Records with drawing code
[Start]

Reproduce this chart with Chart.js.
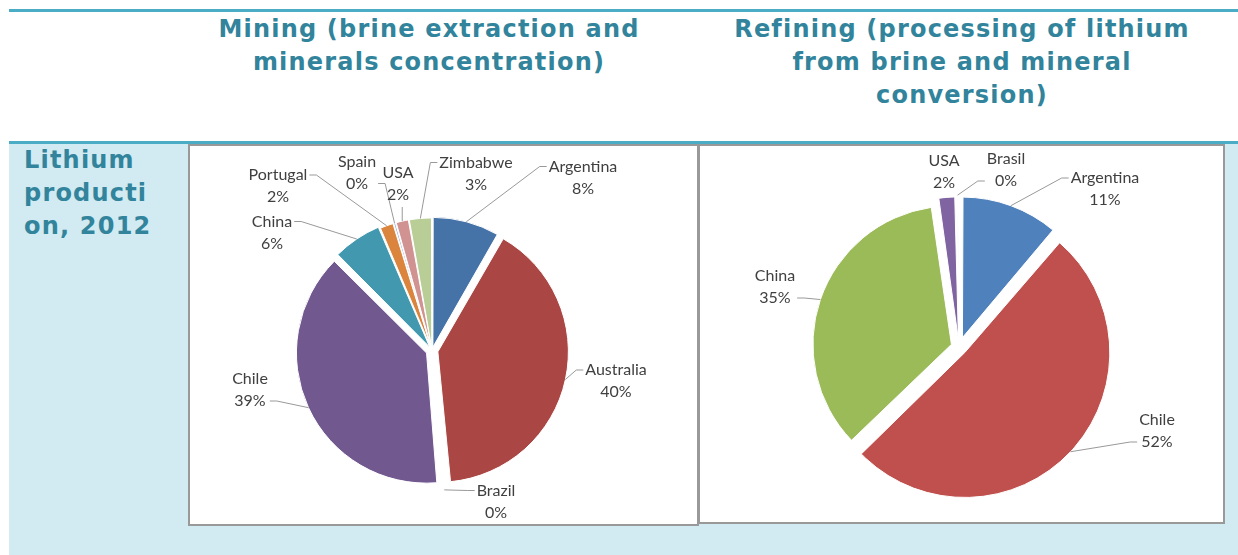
<!DOCTYPE html>
<html>
<head>
<meta charset="utf-8">
<script src="https://cdn.jsdelivr.net/npm/chart.js@4.4.0/dist/chart.umd.min.js"></script>
<style>
    body { margin: 0; background: #fff; }
    #page { position: relative; width: 1238px; height: 555px; overflow: hidden; font-family: "DejaVu Sans", Verdana, sans-serif; }
    .rule { position: absolute; left: 9px; right: 0; height: 3px; background: #4bacc6; }
    #cell { position: absolute; left: 9px; right: 0; top: 144px; bottom: 0; background: #d2eaf1; }
    .head { position: absolute; color: #31849b; font-weight: bold; font-size: 24px; letter-spacing: 1.2px;
            line-height: 33px; white-space: nowrap; }
    .center { text-align: center; }
    .box { position: absolute; background: #fff; border: 2px solid #999; }
    .box canvas { display: block; }
</style>
</head>
<body>
<div id="page">
    <div class="rule" style="top:9px"></div>
    <div class="head center" style="left:189px; width:480px; top:13px">Mining (brine extraction and<br>minerals concentration)</div>
    <div class="head center" style="left:722px; width:480px; top:13px">Refining (processing of lithium<br>from brine and mineral<br>conversion)</div>
    <div class="rule" style="top:141px"></div>
    <div id="cell"></div>
    <div class="head" style="left:24px; top:144px">Lithium<br>producti<br>on, 2012</div>
    <div class="box" style="left:188px; top:144px; width:507px; height:378px">
        <canvas id="miningchart" width="507" height="378"></canvas>
    </div>
    <div class="box" style="left:698px; top:144px; width:523px; height:376px">
        <canvas id="refiningchart" width="523" height="376"></canvas>
    </div>
</div>
<script>
// Lithium production 2012, share per country
var miningLabels = ['Argentina', 'Australia', 'Brazil', 'Chile', 'China', 'Portugal', 'Spain', 'USA', 'Zimbabwe'];
var miningValues = [8.3, 40.2, 0.2, 38.8, 6.1, 1.7, 0.3, 1.6, 2.8];

var refiningLabels = ['Argentina', 'Chile', 'China', 'USA', 'Brasil'];
var refiningValues = [11.2, 51.6, 34.9, 2.0, 0.3];

// styling
var miningColors = ['#4572a7', '#aa4643', '#89a54e', '#71588f', '#4198af', '#db843d', '#93a9cf', '#d19392', '#b9cd96'];
var refiningColors = ['#4f81bd', '#c0504d', '#9bbb59', '#8064a2', '#4bacc6'];

// how far each slice is pulled out (px)
var miningExplode = [3.5, 6, 6, 6, 4, 2.5, 2.5, 2.5, 2.5];
var refiningExplode = [10, 8, 8, 7, 7.5];

// label box centre relative to the pie centre, and which text row the leader line meets
var miningLabelAt = [[151, -173], [184, 30.5], [64, 151], [-182, 39.5], [-160, -118],
                     [-154, -164.5], [-75, -178], [-34, -166.5], [44, -177]];
var miningLeaderRow = [0, 0, 0, 1, 0, 0, 1, 0, 0];
var refiningLabelAt = [[146, -158], [198, 84], [-184, -60], [-15, -175], [47, -177]];
var refiningLeaderRow = [0, 1, 1, 0, 1];

// Excel-like outside labels with leader lines
var sliceLabels = {
    id: 'sliceLabels',
    afterDatasetsDraw: function(chart, args, opts) {
        var ctx = chart.ctx;
        var meta = chart.getDatasetMeta(0);
        var values = chart.data.datasets[0].data;
        var total = values.reduce(function(a, b) { return a + b; }, 0);
        ctx.save();
        ctx.font = '16px Lato';
        ctx.textAlign = 'center';
        ctx.textBaseline = 'middle';
        ctx.lineWidth = 1;
        meta.data.forEach(function(arc, i) {
            var p = arc.getProps(['x', 'y', 'startAngle', 'endAngle', 'outerRadius', 'circumference'], true);
            // same maths chart.js uses when it draws an offset arc
            var off = (arc.options.offset || 0) / 4;
            var fix = 1 - Math.sin(Math.min(Math.PI, p.circumference || 0));
            var mid = (p.startAngle + p.endAngle) / 2;
            var r = p.outerRadius + off + off * fix;
            var ax = p.x + Math.cos(mid) * r;
            var ay = p.y + Math.sin(mid) * r;

            var lines = [chart.data.labels[i], Math.round(values[i] / total * 100) + '%'];
            var cx = p.x + opts.at[i][0];
            var cy = p.y + opts.at[i][1];
            var w = Math.max(ctx.measureText(lines[0]).width, ctx.measureText(lines[1]).width);
            var left = cx - w / 2;
            var right = cx + w / 2;
            var rowY = cy - 11 + 22 * opts.rows[i];

            ctx.strokeStyle = '#999';
            ctx.beginPath();
            if (left > ax + 4) {
                ctx.moveTo(ax, ay);
                ctx.lineTo(left - 9, rowY);
                ctx.lineTo(left - 2, rowY);
            } else if (right < ax - 4) {
                ctx.moveTo(ax, ay);
                ctx.lineTo(right + 9, rowY);
                ctx.lineTo(right + 2, rowY);
            } else if (ay - (cy + 22) > 6) {
                ctx.moveTo(ax, ay);
                ctx.lineTo(ax, cy + 23);
            }
            ctx.stroke();

            ctx.fillStyle = '#404040';
            ctx.fillText(lines[0], cx, cy - 11);
            ctx.fillText(lines[1], cx, cy + 11);
        });
        ctx.restore();
    }
};

function piechart(canvasid, labels, values, colors, explode, radius, padding, labelAt, rows) {
    var ctx = document.getElementById(canvasid).getContext('2d');
    return new Chart(ctx, {
        type: 'pie',
        data: {
            labels: labels,
            datasets: [{
                data: values,
                backgroundColor: colors,
                borderColor: '#ffffff',
                borderWidth: 1,
                offset: explode.map(function(d) { return d * 4; })
            }]
        },
        options: {
            responsive: false,
            animation: false,
            radius: radius,
            layout: { padding: padding },
            plugins: {
                legend: { display: false },
                tooltip: { enabled: false },
                sliceLabels: { at: labelAt, rows: rows }
            }
        },
        plugins: [sliceLabels]
    });
}

piechart('miningchart', miningLabels, miningValues, miningColors, miningExplode, 128,
    { left: 0, right: 23, top: 31, bottom: 0 }, miningLabelAt, miningLeaderRow);
piechart('refiningchart', refiningLabels, refiningValues, refiningColors, refiningExplode, 137,
    { left: 0, right: 5, top: 26, bottom: 0 }, refiningLabelAt, refiningLeaderRow);
</script>
</body>
</html>
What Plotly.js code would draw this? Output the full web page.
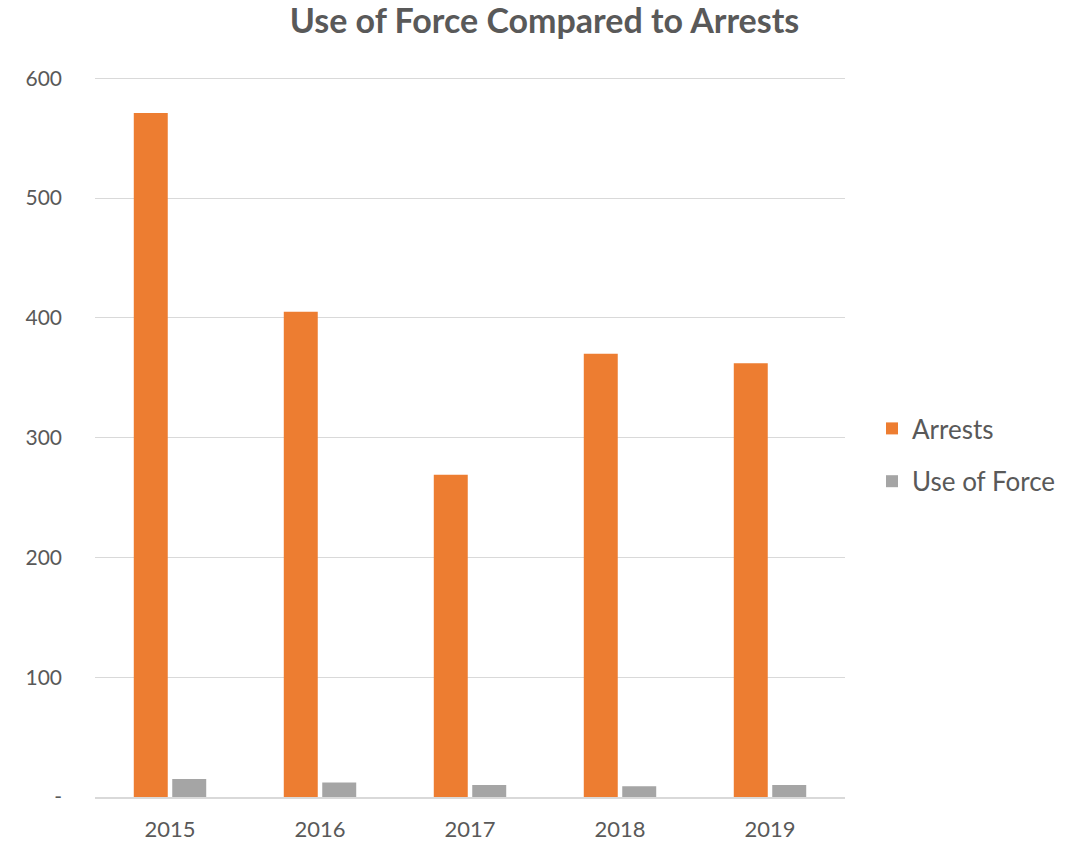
<!DOCTYPE html>
<html>
<head>
<meta charset="utf-8">
<script src="https://cdn.plot.ly/plotly-3.0.1.min.js"></script>
<style>html,body{margin:0;padding:0;background:#fff;}#chart{width:1089px;height:844px;}</style>
</head>
<body>
<div id="chart"></div>
<script>
const years = ['2015', '2016', '2017', '2018', '2019'];
const arrests = [571, 405, 269, 370, 362];
const useOfForce = [15, 12, 10, 9, 10];
const yTickVals = [0, 100, 200, 300, 400, 500, 600];
const yTickText = ['-', '100', '200', '300', '400', '500', '600'];

const font = 'Lato, "Open Sans", sans-serif';
const traces = [
  {type: 'bar', x: years, y: arrests, name: 'Arrests', marker: {color: '#ED7D31'}, legendgroup: 'a', hoverinfo: 'x+y'},
  {type: 'bar', x: years, y: useOfForce, name: 'Use of Force', marker: {color: '#A5A5A5'}, legendgroup: 'b', hoverinfo: 'x+y'}
];
const layout = {
  width: 1089, height: 844,
  margin: {l: 95, r: 244, t: 77, b: 47},
  paper_bgcolor: '#fff', plot_bgcolor: '#fff',
  title: {text: '<b>Use of Force Compared to Arrests</b>', x: 0.5, xanchor: 'center', y: 0.975, yanchor: 'middle',
          font: {family: font, size: 34, color: '#595959'}},
  barmode: 'group', bargap: 0.487, bargroupgap: 0.117,
  xaxis: {type: 'category', showgrid: false, showline: true, linecolor: '#d9d9d9', linewidth: 1.5,
          ticks: '', tickfont: {family: font, size: 22, color: '#595959'}, ticklabelstandoff: 12},
  yaxis: {range: [0, 601], tickvals: yTickVals, ticktext: yTickText, showgrid: true, gridcolor: '#d9d9d9', gridwidth: 1,
          zeroline: false, showline: false, ticks: '', tickfont: {family: font, size: 21, color: '#595959'},
          ticklabelstandoff: 32},
  legend: {x: 1.036, y: 0.475, xanchor: 'left', yanchor: 'middle', font: {family: font, size: 26, color: '#595959'},
           tracegroupgap: 16, traceorder: 'grouped', itemwidth: 30},
  showlegend: true
};
Plotly.newPlot('chart', traces, layout, {displayModeBar: false, staticPlot: true});
</script>
</body>
</html>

[End]

## THE PROBLEM
Your task is to transcribe exactly the lines starting at the line that contains "What Plotly.js code" and ending at the line that contains "['-', '100', '200', '300', '400', '500', '600'];", both included. Leave out the pictures.

## SOLUTION TO THE PROBLEM
What Plotly.js code would draw this? Output the full web page.
<!DOCTYPE html>
<html>
<head>
<meta charset="utf-8">
<script src="https://cdn.plot.ly/plotly-3.0.1.min.js"></script>
<style>html,body{margin:0;padding:0;background:#fff;}#chart{width:1089px;height:844px;}</style>
</head>
<body>
<div id="chart"></div>
<script>
const years = ['2015', '2016', '2017', '2018', '2019'];
const arrests = [571, 405, 269, 370, 362];
const useOfForce = [15, 12, 10, 9, 10];
const yTickVals = [0, 100, 200, 300, 400, 500, 600];
const yTickText = ['-', '100', '200', '300', '400', '500', '600'];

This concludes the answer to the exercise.